The Western Ghats region demonstrates speciation related to the breakup of the ancient landmass of Gondwanaland in the early Jurassic period; secondly to the formation of India into an isolated landmass and the thirdly to the Indian landmass being pushed together with Eurasia. Together with favourable weather patterns and a high gradient being present in the Ghats, high speciation has resulted. The Western Ghats is an “Evolutionary Ecotone” illustrating “Out of Africa” and “Out of Asia” hypotheses on species dispersal and vicariance.
The Western Ghats contain exceptional levels of plant and animal diversity and endemicity for a continental area. In particular, the level of endemicity for some of the 4-5,000 plant species recorded in the Ghats is very high: of the nearly 650 tree species found in the Western Ghats, 352 (54%) are endemic. Animal diversity is also exceptional, with amphibians (up to 179 species, 65% endemic), reptiles (157 species, 62% endemic), and fishes (219 species, 53% endemic).

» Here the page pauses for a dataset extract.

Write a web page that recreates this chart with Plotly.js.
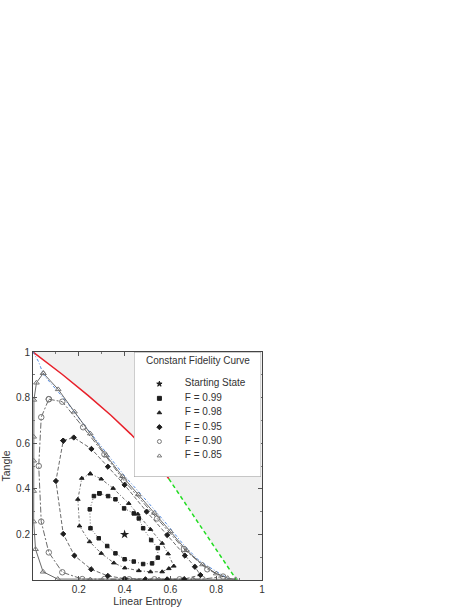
<!DOCTYPE html>
<html>
<head>
<meta charset="utf-8">
<script src="https://cdn.plot.ly/plotly-3.0.1.min.js"></script>
<style>
  html, body { margin: 0; padding: 0; background: #fff; }
  #chart { width: 469px; height: 607px; }
</style>
</head>
<body>
<div id="chart"></div>
<script>
// boundary of the allowed region (red part, then green dashed part)
const bound_red_x = [0, 0.127, 0.24, 0.34, 0.427, 0.5, 0.56, 0.593];
const bound_red_y = [1, 0.9025, 0.81, 0.7225, 0.64, 0.5625, 0.49, 0.444];
const bound_green_x = [0.593, 0.889];
const bound_green_y = [0.444, 0];

// blue dash-dot curve along the edge
const blue_x = [0, 0.024, 0.046, 0.09, 0.14, 0.213, 0.312, 0.397, 0.5, 0.58, 0.659, 0.72, 0.761, 0.826, 0.862];
const blue_y = [1, 0.958, 0.9, 0.85, 0.79, 0.694, 0.57, 0.46, 0.343, 0.25, 0.153, 0.09, 0.062, 0.022, 0];

// starting state
const start_x = [0.4];
const start_y = [0.2];

// constant fidelity curves
const f99_x = [0.29, 0.328, 0.36, 0.398, 0.44, 0.462, 0.481, 0.516, 0.545, 0.545, 0.52, 0.481, 0.44, 0.40, 0.36, 0.324, 0.287, 0.251, 0.248, 0.266, 0.29];
const f99_y = [0.38, 0.368, 0.354, 0.314, 0.292, 0.27, 0.227, 0.175, 0.14, 0.098, 0.073, 0.07, 0.081, 0.091, 0.117, 0.149, 0.183, 0.227, 0.31, 0.368, 0.38];

const f98_x = [0.25, 0.298, 0.35, 0.418, 0.458, 0.513, 0.564, 0.59, 0.615, 0.593, 0.564, 0.513, 0.462, 0.401, 0.353, 0.298, 0.247, 0.203, 0.196, 0.213, 0.25];
const f98_y = [0.466, 0.443, 0.402, 0.336, 0.289, 0.222, 0.161, 0.115, 0.061, 0.05, 0.036, 0.036, 0.041, 0.053, 0.075, 0.117, 0.168, 0.237, 0.354, 0.446, 0.466];

const f95_x = [0.132, 0.178, 0.255, 0.327, 0.4, 0.496, 0.586, 0.663, 0.707, 0.731, 0.66, 0.586, 0.491, 0.4, 0.327, 0.254, 0.181, 0.132, 0.1, 0.132];
const f95_y = [0.611, 0.625, 0.575, 0.497, 0.417, 0.3, 0.197, 0.107, 0.058, 0.022, 0.004, 0.003, 0.003, 0.006, 0.018, 0.047, 0.107, 0.202, 0.434, 0.611];

const f90_x = [0.069, 0.128, 0.219, 0.312, 0.397, 0.542, 0.659, 0.761, 0.83, 0.74, 0.64, 0.53, 0.42, 0.312, 0.215, 0.128, 0.069, 0.036, 0.025, 0.036, 0.069];
const f90_y = [0.793, 0.782, 0.67, 0.551, 0.436, 0.27, 0.136, 0.047, 0.015, 0.004, 0.003, 0.003, 0.003, 0.004, 0.004, 0.034, 0.121, 0.256, 0.5, 0.714, 0.793];

const f85_x = [0.045, 0.11, 0.181, 0.25, 0.32, 0.39, 0.46, 0.53, 0.60, 0.67, 0.74, 0.80, 0.85, 0.885, 0.70, 0.55, 0.40, 0.25, 0.108, 0.044, 0.011, 0.003, 0.003, 0.003, 0.003, 0.004, 0.015, 0.045];
const f85_y = [0.907, 0.836, 0.738, 0.642, 0.546, 0.455, 0.375, 0.294, 0.213, 0.13, 0.068, 0.028, 0.008, 0.003, 0.003, 0.002, 0.002, 0.002, 0.004, 0.036, 0.135, 0.256, 0.39, 0.523, 0.628, 0.79, 0.865, 0.907];

// legend rows
const legend_labels = ["Starting State", "F = 0.99", "F = 0.98", "F = 0.95", "F = 0.90", "F = 0.85"];
const legend_symbols = ["star", "square", "triangle-up", "diamond", "circle-open", "triangle-up-open"];
const legend_title = "Constant Fidelity Curve";

const curve_line = "#444";
const dark = "#1e1e1e";
const open_col = "#777";

const fidelity_trace = (x, y, dash, symbol, size, color) => ({
    x, y,
    mode: "lines+markers",
    type: "scatter",
    line: { color: curve_line, width: 0.8, dash },
    marker: { symbol, size, color, line: { width: 1, color } },
    hoverinfo: "skip",
});

const region_x = [...bound_red_x, ...bound_green_x.slice(1), 1, 1];
const region_y = [...bound_red_y, ...bound_green_y.slice(1), 0, 1];

const data = [
    {
        x: region_x, y: region_y,
        mode: "lines", type: "scatter", fill: "toself",
        fillcolor: "#f0f0f0", line: { width: 0 }, hoverinfo: "skip",
    },
    {
        x: bound_red_x, y: bound_red_y, mode: "lines", type: "scatter",
        line: { color: "#e8202a", width: 1.5 }, hoverinfo: "skip",
    },
    {
        x: bound_green_x, y: bound_green_y, mode: "lines", type: "scatter",
        line: { color: "#22dd22", width: 1.5, dash: "4px,3px" }, hoverinfo: "skip",
    },
    {
        x: blue_x, y: blue_y, mode: "lines", type: "scatter",
        line: { color: "#5b8fe0", width: 1, dash: "3px,2px,1px,2px" }, hoverinfo: "skip",
    },
    fidelity_trace(f85_x, f85_y, "solid", "triangle-up-open", 5, open_col),
    fidelity_trace(f90_x, f90_y, "6px,2px,2px,2px", "circle-open", 5.5, open_col),
    fidelity_trace(f95_x, f95_y, "4px,2px", "diamond", 4, dark),
    fidelity_trace(f98_x, f98_y, "3px,2px,1px,2px", "triangle-up", 4, dark),
    fidelity_trace(f99_x, f99_y, "1px,2px", "square", 3.5, dark),
    {
        x: start_x, y: start_y, mode: "markers", type: "scatter",
        marker: { symbol: "star", size: 7, color: dark }, hoverinfo: "skip",
    },
    // legend drawn on its own small axes
    {
        x: legend_labels.map(() => 0.2), y: legend_labels.map((_, i) => i),
        xaxis: "x2", yaxis: "y2",
        mode: "markers", type: "scatter",
        marker: {
            symbol: legend_symbols, size: 4,
            color: legend_symbols.map(s => s.endsWith("open") ? open_col : dark),
            line: { width: 1, color: legend_symbols.map(s => s.endsWith("open") ? open_col : dark) },
        },
        hoverinfo: "skip",
    },
    {
        x: legend_labels.map(() => 0.4), y: legend_labels.map((_, i) => i),
        xaxis: "x2", yaxis: "y2",
        mode: "text", type: "scatter",
        text: legend_labels, textposition: "middle right",
        textfont: { size: 10, color: "#333" },
        hoverinfo: "skip",
    },
];

const axis_common = {
    range: [0, 1],
    tickvals: [0.2, 0.4, 0.6, 0.8, 1],
    ticks: "inside", ticklen: 4, tickcolor: "#555",
    minor: { dtick: 0.1, ticks: "inside", ticklen: 2, tickcolor: "#777" },
    showline: true, linecolor: "#444", linewidth: 1, mirror: "ticks",
    showgrid: false, zeroline: false,
    tickfont: { size: 10, color: "#333" },
    automargin: false, fixedrange: true,
};

const layout = {
    width: 469, height: 607,
    margin: { l: 33, r: 207, t: 352, b: 27 },
    paper_bgcolor: "#fff", plot_bgcolor: "#fff",
    font: { family: "Liberation Sans, Arial, sans-serif", size: 10, color: "#333" },
    showlegend: false,
    xaxis: { ...axis_common, title: { text: "Linear Entropy", font: { size: 10.5 }, standoff: 2 } },
    yaxis: { ...axis_common, title: { text: "Tangle", font: { size: 10.5 }, standoff: 4 } },
    xaxis2: { domain: [0.441, 0.996], range: [0, 1], anchor: "y2", visible: false, fixedrange: true },
    yaxis2: { domain: [0.452, 1], range: [6.46, -2.22], anchor: "x2", visible: false, fixedrange: true },
    shapes: [
        {
            type: "rect", xref: "x2", yref: "y2", x0: 0, x1: 1, y0: -2.22, y1: 6.46,
            fillcolor: "#fff", line: { color: "#999", width: 1 }, layer: "below",
        },
    ],
    annotations: [
        {
            xref: "x2", yref: "y2", x: 0.5, y: -1.6, text: legend_title,
            showarrow: false, font: { size: 10, color: "#333" },
        },
    ],
};

Plotly.newPlot("chart", data, layout, { displayModeBar: false, staticPlot: true });
</script>
</body>
</html>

Invertebrate biodiversity, once better known, is likely also to be very high (with some 80% of tiger beetles endemic). A number of flagship mammals occur in the property, including parts of the single largest population of globally threatened ‘landscape’ species such as the Asian Elephant, Gaur and Tiger. Endangered species such as the lion-tailed Macaque, Nilgiri Tahr and Nilgiri Langur are unique to the area. The property is also key to the conservation of a number of threatened habitats, such as unique seasonally mass-flowering wildflower meadows, Shola forests and Myristica swamps.
The property is made up of 39 component parts grouped into 7 sub-clusters. The serial approach is justified in principle from a biodiversity perspective because all 39 components belong to the same biogeographic province, and remain as isolated remnants of previous contiguous forest. The justification for developing a serial approach rather than just identifying one large protected area to represent the biodiversity of the Western Ghats is due to the high degree of endemism, meaning that species composition from the very north of the mountains to 1,600km south varies greatly, and no one site could tell the story of the richness of these mountains. The formulation of this complex serial nomination has evolved through a consultative process drawing on scientific analysis from various sources. The 39 component parts grouped into 7 sub-clusters together reflect the Outstanding Universal Value of the property and capture the range of biological diversity and species endemism in this vast landscape.
The 39 component parts of this serial property fall under a number of protection regimes, ranging from Tiger Reserves, National Parks, Wildlife Sanctuaries, and Reserved Forests. All components are owned by the State and are subject to stringent protection under laws including the Wildlife (Protection) Act of 1972, the Indian Forest Act of 1927, and the Forest Conservation Act (1980). Through these laws the components are under the control of the Forestry Department and the Chief Wildlife Warden, providing legal protection. 40% of the property lies outside of the formal protected area system, mostly in Reserved Forests, which are legally protected and effectively managed. The Forest Conservation Act (1980) provides the regulatory framework to protect them from infrastructure development.